The Supreme Court on Thursday restored the original 14-year sentence imposed on a man who kidnapped and confined a girl in Niigata Prefecture for nearly a decade.
The ruling upheld an appeal by prosecutors against the reduced 11-year prison sentence handed down by the Tokyo High Court.
At issue was how to calculate the length of a prison term for multiple offenses, and it was the first time the nation’s top court offered a judicial interpretation on the matter.
Nobuyuki Sato, 40, was found guilty by the Niigata District Court of abducting the girl, then 9, on Nov. 13, 1990, as she made her way home from school. He kept her imprisoned in his home in Kashiwazaki in the prefecture until January 2000.
Sato was also found guilty of stealing four camisoles worth some 2,500 yen for his prisoner.
On Jan. 22, 2002, the district court sentenced Sato to 14 years in prison, without specifying the length of each prison term for the two separate charges of abduction and confinement, and theft.
Under the Penal Code, the maximum prison term that can be handed down to defendants who stand trial for multiple crimes is 1.5 times that of the most serious offense — as long as it does not exceed the combined length of the maximum terms of the individual offenses.
Sato was initially facing a 10-year maximum penalty for abduction. But the prosecutors felt this was insufficient, given the victim’s suffering and considering public sentiment, so they added the petty theft charge in a bid to boost the maximum prison term.
But on Dec. 10, 2002, the Tokyo High Court reduced Sato’s prison term to 11 years, calling the ruling by the district court technically wrong. The two charges should be dealt with individually, it ruled. The high court specified the maximum 10 years for the abduction and confinement charge and one year for the theft charge.
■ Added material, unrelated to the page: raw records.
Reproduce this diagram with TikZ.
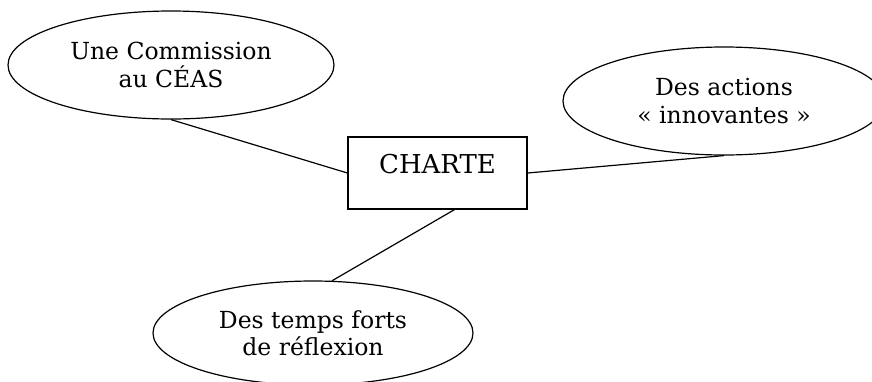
\documentclass[tikz,border=0pt]{standalone}
\usepackage{fontspec}
\setmainfont{DejaVu Serif}
\usetikzlibrary{shapes.geometric}
\tikzset{
  bubble/.style={draw, ellipse, line width=1.2pt, inner sep=0pt, align=center,
    font=\fontsize{23.5}{27.5}\selectfont},
  chartebox/.style={draw, rectangle, line width=1.2pt, inner sep=0pt,
    minimum width=179pt, text height=36pt, text depth=36pt,
    font=\fontsize{26}{30}\selectfont},
  link/.style={line width=1.2pt}
}
\begin{document}
\begin{tikzpicture}[x=1pt,y=-1pt]
\useasboundingbox (0,0) rectangle (872,381);
\node[bubble, minimum width=326pt, minimum height=108pt] (e1) at (171,65) {Une Commission\\au CÉAS};
\node[bubble, minimum width=322pt, minimum height=108pt] (e2) at (724,101) {Des actions\\« innovantes »};
\node[bubble, minimum width=320pt, minimum height=104pt] (e3) at (313,333) {Des temps forts\\de réflexion};
\node[chartebox] (b) at (437.5,173) {CHARTE};
\draw[link] (e1.south) -- (b.west);
\draw[link] (b.east) -- (e2.south);
\draw[link] ([xshift=17pt]b.south) -- (e3.70);
\end{tikzpicture}
\end{document}
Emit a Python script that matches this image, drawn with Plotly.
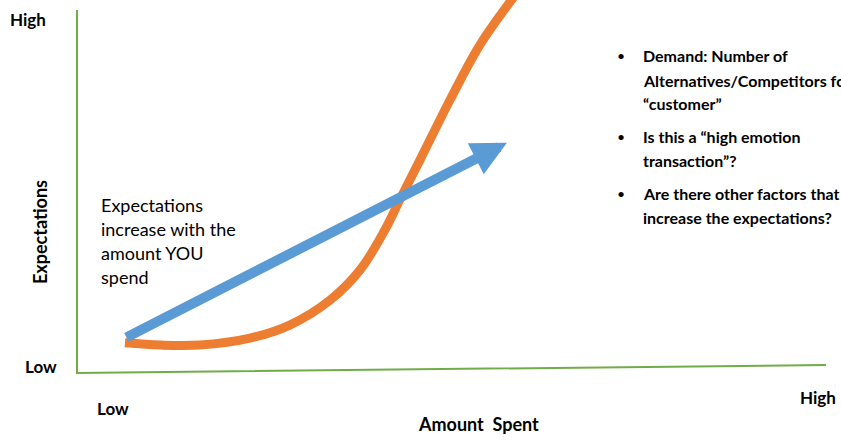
import plotly.graph_objects as go

# Conceptual data space: Amount spent 0..100 (Low..High), Expectations 0..100 (Low..High)
curve_x = [6.4, 11.1, 16.4, 23.1, 28.4, 33.8, 37.8, 41.1, 43.1, 45.8, 49.8, 53.8, 58.5]
curve_y = [8.3, 7.7, 7.7, 9.6, 13.2, 20.1, 28.4, 39.4, 47.7, 58.7, 75.2, 90.4, 104.1]

arrow_start = [6.4, 9.6]
arrow_end = [57.4, 63.4]

axis_x = [0, 0, 100]
axis_y = [100, 0, 2.2]

body_lines = ["Expectations", "increase with the", "amount YOU", "spend"]
bullet_lines = [
    ["Demand: Number of", "Alternatives/Competitors for this", "\u201ccustomer\u201d"],
    ["Is this a \u201chigh emotion", "transaction\u201d?"],
    ["Are there other factors that", "increase the expectations?"],
]

W, H = 841, 440
FONT = "Lato"
GREEN = "#70AD47"
ORANGE = "#ED7D31"
BLUE = "#5B9BD5"

fig = go.Figure()

# axes lines (green)
fig.add_trace(go.Scatter(x=axis_x, y=axis_y, mode="lines",
                         line=dict(color=GREEN, width=2), hoverinfo="skip", showlegend=False))

# orange curve
fig.add_trace(go.Scatter(x=curve_x, y=curve_y, mode="lines",
                         line=dict(color=ORANGE, width=9, shape="spline", smoothing=1.0),
                         hoverinfo="skip", showlegend=False))

annotations = []
# blue arrow
annotations.append(dict(x=arrow_end[0], y=arrow_end[1], ax=arrow_start[0], ay=arrow_start[1],
                        xref="x", yref="y", axref="x", ayref="y", text="", showarrow=True,
                        arrowhead=2, arrowwidth=10, arrowsize=0.7, arrowcolor=BLUE, standoff=0))

def px(xp, yp):
    return xp / W, 1 - yp / H

def label(text, xp, yp, size, bold=False, xanchor="left", angle=0):
    x, y = px(xp, yp)
    t = f"<b>{text}</b>" if bold else text
    annotations.append(dict(x=x, y=y, xref="paper", yref="paper", text=t, showarrow=False,
                            xanchor=xanchor, yanchor="middle", textangle=angle,
                            font=dict(family=FONT, size=size, color="#000")))

label("High", 8, 20, 17, bold=True)
label("Low", 23, 366, 17, bold=True)
label("Expectations", 40, 232, 18, bold=True, xanchor="center", angle=-90)
label("Low", 95, 408, 17, bold=True)
label("High", 798, 397, 17, bold=True)
label("Amount\u00a0 Spent", 478, 424, 18, bold=True, xanchor="center")

for i, line in enumerate(body_lines):
    label(line, 99, 205 + 24 * i, 18)

bullet_y = [[56, 80, 104], [136, 160], [193, 217]]
for lines, ys in zip(bullet_lines, bullet_y):
    label("\u2022", 615, ys[0], 14)
    for line, yy in zip(lines, ys):
        label(line, 641, yy, 16, bold=True)

fig.update_layout(
    width=W, height=H,
    margin=dict(l=0, r=0, t=0, b=0),
    paper_bgcolor="white", plot_bgcolor="white",
    xaxis=dict(range=[-10.28, 102.0], visible=False, fixedrange=True),
    yaxis=dict(range=[-18.46, 102.75], visible=False, fixedrange=True),
    annotations=annotations,
    showlegend=False,
)

fig.write_html("out.html")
In handing down Thursday’s ruling, the No. 1 Petty Bench of the top court said Japanese law does not expect individual sentences to be determined for each charge and then combined.
Presiding Judge Takehisa Fukazawa said that so long as the sentence was within the bounds of the 1.5 times rule set under Article 47 of the Penal Code, it was not bound by legal restrictions and could be freely set.
He said the Supreme Court therefore deems that the district court ruling, as well as the reasons the court gave in handing down that sentence, be maintained.
Sato was arrested in January 2000, after local health officials found and rescued the girl, then 19, from his room on the second floor of a house he shared with his mother.
As a result of her confinement, the woman, now 22, suffered physical injuries, including atrophied leg muscles, and posttraumatic stress disorder.
Prosecutors initially charged Sato with abduction and confinement of a minor resulting in injury, which carries a maximum penalty of 10 years in prison. The petty theft charge carries a maximum five years in prison.
After the high court ruling, prosecutors appealed to the Supreme Court, arguing that prison sentences should not be handed down separately for each charge.
Sato also appealed, with his lawyer arguing that even the reduced 11-year prison sentence was too severe.
Sato’s court-appointed lawyer said he was “surprised” by the latest ruling.
“While the sentence may have been severe because of the uniqueness of the case, it is still an unusual decision,” Takashi Watanabe said. “It is too severe to add a minor offense to make the prison term 14 years. If there is criticism that the legal limit (for abduction and confinement) is too lax, then that should be corrected through legislation.”
The woman’s father released a statement after the Supreme Court ruling saying that no matter what the legal outcome, there was only increased anger and regret, and no healing for the deep hurt that deprived his family of the happiness found in a normal home.
“There is just no way to regain the nine years, two months and 15 days of my daughter’s life during which she could not feel any joy, happiness, pain or sadness as one normally would,” the statement said.
He added that his daughter has gradually come to live a peaceful life, and spends her days watching soccer matches and taking photographs of flowers in the garden with a digital camera.
Although more than three years have passed since her liberation, she still receives counseling from a medical team appointed by the prefecture between two and four times a month.